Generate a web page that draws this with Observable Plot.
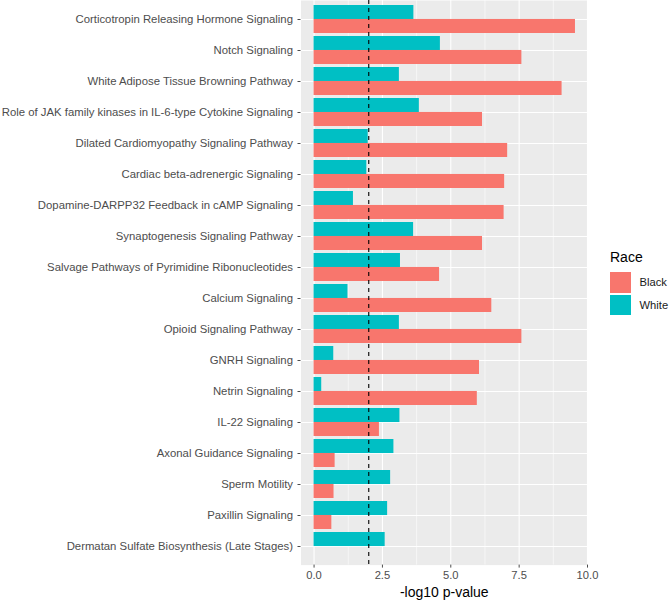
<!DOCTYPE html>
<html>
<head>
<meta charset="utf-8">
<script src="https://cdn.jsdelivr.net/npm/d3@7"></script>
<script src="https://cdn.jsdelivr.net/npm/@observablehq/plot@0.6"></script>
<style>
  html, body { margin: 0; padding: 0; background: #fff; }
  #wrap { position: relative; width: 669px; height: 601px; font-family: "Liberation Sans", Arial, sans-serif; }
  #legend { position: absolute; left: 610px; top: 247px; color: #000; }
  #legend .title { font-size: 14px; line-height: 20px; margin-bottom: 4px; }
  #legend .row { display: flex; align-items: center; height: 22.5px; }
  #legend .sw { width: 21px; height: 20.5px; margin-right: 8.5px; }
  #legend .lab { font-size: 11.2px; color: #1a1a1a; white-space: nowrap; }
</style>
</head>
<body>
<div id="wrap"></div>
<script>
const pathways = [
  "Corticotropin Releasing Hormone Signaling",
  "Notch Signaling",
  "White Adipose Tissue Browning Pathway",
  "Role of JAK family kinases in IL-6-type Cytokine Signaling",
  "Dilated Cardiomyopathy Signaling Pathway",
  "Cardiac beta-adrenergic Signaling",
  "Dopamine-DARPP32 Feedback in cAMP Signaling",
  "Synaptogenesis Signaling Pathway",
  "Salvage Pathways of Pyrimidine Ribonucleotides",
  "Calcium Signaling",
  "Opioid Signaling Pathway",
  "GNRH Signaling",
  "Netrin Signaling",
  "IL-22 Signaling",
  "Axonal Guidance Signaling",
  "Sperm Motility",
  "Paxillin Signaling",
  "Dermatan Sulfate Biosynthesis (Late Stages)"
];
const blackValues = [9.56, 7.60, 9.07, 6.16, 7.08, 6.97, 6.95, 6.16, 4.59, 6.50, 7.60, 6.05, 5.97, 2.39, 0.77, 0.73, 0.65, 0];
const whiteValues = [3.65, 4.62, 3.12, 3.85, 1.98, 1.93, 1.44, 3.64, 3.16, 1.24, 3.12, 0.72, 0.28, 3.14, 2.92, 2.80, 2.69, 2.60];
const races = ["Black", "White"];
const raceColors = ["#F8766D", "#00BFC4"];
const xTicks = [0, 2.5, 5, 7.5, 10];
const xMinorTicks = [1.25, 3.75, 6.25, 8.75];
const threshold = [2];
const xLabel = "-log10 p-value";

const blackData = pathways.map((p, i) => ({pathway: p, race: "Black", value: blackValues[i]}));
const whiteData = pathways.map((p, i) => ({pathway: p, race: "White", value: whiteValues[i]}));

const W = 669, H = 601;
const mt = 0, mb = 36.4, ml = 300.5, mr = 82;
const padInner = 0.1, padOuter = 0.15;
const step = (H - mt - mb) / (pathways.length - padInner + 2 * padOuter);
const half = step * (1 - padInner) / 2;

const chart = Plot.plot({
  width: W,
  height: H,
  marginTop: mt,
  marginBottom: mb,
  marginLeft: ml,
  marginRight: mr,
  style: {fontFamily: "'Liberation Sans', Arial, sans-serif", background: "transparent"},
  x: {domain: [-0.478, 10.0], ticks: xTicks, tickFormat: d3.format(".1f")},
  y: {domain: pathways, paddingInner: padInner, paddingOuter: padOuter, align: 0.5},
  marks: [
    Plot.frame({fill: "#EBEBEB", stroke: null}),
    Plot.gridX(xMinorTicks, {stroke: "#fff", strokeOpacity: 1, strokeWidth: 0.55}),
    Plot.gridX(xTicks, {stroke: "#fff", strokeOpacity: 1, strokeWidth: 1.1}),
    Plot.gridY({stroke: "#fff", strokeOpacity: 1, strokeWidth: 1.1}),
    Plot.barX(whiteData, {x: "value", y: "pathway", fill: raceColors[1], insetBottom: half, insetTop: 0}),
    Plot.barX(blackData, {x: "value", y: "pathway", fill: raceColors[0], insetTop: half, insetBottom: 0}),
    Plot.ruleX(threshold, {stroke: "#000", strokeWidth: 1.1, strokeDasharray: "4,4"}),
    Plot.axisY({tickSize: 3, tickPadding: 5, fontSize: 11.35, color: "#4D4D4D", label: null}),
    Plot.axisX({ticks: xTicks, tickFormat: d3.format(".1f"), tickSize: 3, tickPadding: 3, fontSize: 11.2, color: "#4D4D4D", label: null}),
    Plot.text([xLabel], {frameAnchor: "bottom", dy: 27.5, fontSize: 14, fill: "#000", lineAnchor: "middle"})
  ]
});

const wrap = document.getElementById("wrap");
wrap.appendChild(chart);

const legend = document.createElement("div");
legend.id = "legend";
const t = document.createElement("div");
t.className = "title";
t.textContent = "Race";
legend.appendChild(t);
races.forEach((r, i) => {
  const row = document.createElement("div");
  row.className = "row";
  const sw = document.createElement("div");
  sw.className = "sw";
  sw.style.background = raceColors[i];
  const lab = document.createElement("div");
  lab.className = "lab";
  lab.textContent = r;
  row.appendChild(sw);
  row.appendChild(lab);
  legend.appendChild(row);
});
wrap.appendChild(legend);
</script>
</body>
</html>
...
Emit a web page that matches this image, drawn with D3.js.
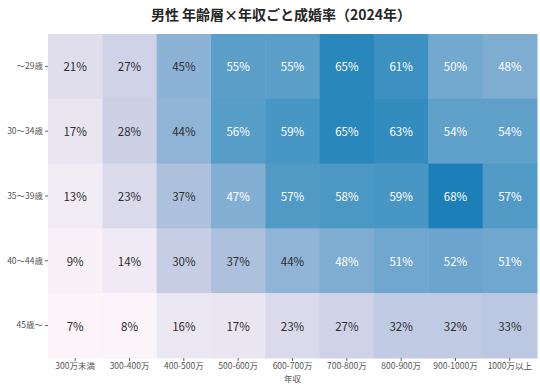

▸ TASK INSTRUCTIONS: Scan the material for lines with the word "this", and copy each line you find.

▸ RESPONSE:
Generate a web page that draws this with Observable Plot.
Emit a web page that matches this image, drawn with D3.js.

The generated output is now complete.